>>

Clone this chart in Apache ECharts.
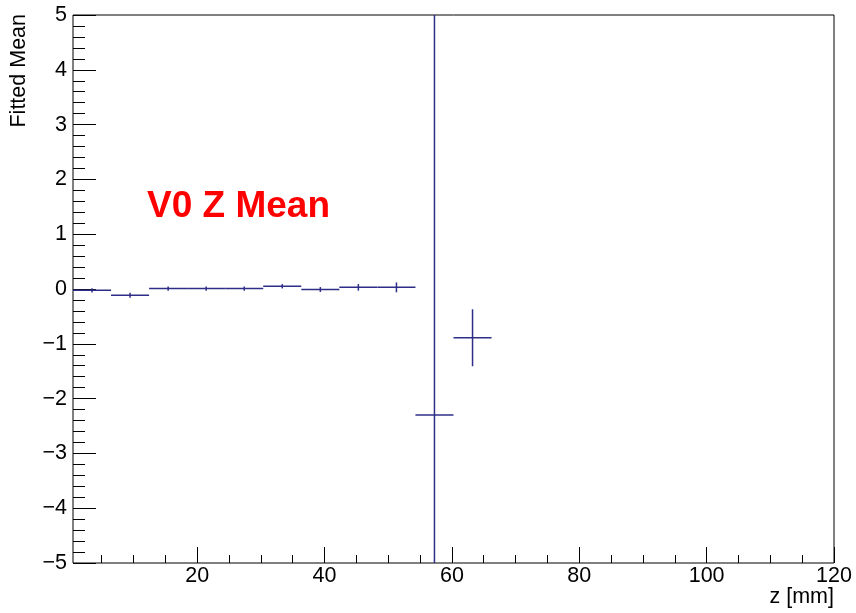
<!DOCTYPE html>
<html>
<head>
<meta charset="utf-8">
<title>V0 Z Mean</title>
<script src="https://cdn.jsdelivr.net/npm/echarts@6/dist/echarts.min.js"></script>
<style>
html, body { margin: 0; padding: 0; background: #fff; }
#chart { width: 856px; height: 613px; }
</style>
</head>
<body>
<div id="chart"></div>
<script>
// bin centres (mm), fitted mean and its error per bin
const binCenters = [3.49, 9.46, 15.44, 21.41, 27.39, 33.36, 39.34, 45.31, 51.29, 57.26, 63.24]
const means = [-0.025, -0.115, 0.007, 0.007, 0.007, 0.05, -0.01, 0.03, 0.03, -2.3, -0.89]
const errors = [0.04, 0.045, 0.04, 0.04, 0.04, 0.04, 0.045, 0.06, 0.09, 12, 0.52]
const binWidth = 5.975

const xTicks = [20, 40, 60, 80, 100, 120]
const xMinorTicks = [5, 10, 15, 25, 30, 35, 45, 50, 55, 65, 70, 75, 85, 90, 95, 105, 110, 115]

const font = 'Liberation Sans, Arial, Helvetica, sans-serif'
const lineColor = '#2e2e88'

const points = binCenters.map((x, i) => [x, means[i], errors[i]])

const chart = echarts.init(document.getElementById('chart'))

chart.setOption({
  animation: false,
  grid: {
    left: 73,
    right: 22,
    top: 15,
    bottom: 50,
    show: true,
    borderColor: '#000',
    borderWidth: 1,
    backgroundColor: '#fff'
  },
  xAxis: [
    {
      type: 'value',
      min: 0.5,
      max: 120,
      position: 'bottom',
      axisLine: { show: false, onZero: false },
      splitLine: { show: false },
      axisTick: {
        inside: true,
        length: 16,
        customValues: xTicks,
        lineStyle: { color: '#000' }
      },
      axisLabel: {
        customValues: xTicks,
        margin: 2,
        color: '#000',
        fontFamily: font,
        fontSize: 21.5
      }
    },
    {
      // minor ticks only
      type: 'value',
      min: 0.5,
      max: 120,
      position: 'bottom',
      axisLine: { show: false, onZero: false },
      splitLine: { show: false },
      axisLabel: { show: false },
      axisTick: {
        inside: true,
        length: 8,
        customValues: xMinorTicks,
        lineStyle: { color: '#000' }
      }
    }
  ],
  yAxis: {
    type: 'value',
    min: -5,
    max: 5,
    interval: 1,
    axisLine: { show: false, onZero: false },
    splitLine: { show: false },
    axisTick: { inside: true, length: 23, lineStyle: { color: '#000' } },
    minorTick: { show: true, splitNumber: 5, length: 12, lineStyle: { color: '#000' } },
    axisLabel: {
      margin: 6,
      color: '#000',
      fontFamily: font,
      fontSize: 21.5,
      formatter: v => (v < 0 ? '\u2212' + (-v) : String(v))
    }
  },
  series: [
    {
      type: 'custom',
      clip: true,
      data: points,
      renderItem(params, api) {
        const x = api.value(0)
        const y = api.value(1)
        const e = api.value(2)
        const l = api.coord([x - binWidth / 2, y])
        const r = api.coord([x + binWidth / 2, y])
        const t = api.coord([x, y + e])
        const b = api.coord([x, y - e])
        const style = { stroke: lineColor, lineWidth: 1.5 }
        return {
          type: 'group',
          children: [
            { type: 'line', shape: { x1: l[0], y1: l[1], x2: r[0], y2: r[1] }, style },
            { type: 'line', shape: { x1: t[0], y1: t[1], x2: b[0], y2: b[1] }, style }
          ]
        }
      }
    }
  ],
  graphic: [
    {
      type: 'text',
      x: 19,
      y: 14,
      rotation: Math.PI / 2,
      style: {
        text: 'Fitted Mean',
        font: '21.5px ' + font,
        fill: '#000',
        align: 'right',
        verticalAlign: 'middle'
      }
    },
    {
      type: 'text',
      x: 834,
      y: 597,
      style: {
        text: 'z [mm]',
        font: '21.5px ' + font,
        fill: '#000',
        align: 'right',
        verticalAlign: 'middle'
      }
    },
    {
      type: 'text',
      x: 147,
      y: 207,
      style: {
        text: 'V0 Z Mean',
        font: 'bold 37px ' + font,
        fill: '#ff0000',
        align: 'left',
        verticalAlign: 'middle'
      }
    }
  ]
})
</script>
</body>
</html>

<<
>>

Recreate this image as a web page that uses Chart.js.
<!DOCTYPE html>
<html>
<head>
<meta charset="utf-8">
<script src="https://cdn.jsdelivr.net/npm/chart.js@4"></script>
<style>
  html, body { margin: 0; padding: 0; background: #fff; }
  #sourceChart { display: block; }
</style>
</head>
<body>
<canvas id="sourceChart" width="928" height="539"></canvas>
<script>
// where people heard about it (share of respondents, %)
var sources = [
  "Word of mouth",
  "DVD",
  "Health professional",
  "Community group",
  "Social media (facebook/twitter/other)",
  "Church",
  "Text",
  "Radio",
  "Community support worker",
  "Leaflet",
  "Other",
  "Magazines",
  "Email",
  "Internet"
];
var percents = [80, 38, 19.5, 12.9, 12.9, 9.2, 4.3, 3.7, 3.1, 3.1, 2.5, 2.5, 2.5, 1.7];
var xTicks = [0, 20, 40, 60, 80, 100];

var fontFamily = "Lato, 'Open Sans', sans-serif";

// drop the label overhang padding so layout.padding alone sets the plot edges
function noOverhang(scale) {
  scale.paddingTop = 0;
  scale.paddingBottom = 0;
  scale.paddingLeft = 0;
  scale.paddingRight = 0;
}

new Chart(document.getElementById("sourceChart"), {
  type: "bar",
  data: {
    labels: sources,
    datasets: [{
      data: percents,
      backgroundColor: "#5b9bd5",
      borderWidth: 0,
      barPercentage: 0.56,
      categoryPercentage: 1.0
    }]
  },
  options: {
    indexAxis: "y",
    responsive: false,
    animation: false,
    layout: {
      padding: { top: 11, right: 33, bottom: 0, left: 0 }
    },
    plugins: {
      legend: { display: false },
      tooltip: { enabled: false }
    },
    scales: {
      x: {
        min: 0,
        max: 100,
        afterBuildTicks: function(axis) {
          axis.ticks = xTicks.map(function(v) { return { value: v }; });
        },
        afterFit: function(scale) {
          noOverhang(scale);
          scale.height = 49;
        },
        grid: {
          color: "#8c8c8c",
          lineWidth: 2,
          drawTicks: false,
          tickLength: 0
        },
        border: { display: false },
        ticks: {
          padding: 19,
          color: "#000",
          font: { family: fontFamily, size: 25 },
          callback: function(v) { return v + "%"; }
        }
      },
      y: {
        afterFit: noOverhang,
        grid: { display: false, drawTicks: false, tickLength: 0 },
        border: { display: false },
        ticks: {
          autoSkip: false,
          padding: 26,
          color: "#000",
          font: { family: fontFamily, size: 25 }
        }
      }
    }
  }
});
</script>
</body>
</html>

<<

▸ What is asked
Reproduce, starting at the line containing "Clone this chart in Apache ECharts." and stopping after the line containing "const chart = echarts.init(document.getElementById('chart'))", each of those lines exactly and no others; leave pictures out.

▸ Complete response
Clone this chart in Apache ECharts.
<!DOCTYPE html>
<html>
<head>
<meta charset="utf-8">
<title>V0 Z Mean</title>
<script src="https://cdn.jsdelivr.net/npm/echarts@6/dist/echarts.min.js"></script>
<style>
html, body { margin: 0; padding: 0; background: #fff; }
#chart { width: 856px; height: 613px; }
</style>
</head>
<body>
<div id="chart"></div>
<script>
// bin centres (mm), fitted mean and its error per bin
const binCenters = [3.49, 9.46, 15.44, 21.41, 27.39, 33.36, 39.34, 45.31, 51.29, 57.26, 63.24]
const means = [-0.025, -0.115, 0.007, 0.007, 0.007, 0.05, -0.01, 0.03, 0.03, -2.3, -0.89]
const errors = [0.04, 0.045, 0.04, 0.04, 0.04, 0.04, 0.045, 0.06, 0.09, 12, 0.52]
const binWidth = 5.975

const xTicks = [20, 40, 60, 80, 100, 120]
const xMinorTicks = [5, 10, 15, 25, 30, 35, 45, 50, 55, 65, 70, 75, 85, 90, 95, 105, 110, 115]

const font = 'Liberation Sans, Arial, Helvetica, sans-serif'
const lineColor = '#2e2e88'

const points = binCenters.map((x, i) => [x, means[i], errors[i]])

const chart = echarts.init(document.getElementById('chart'))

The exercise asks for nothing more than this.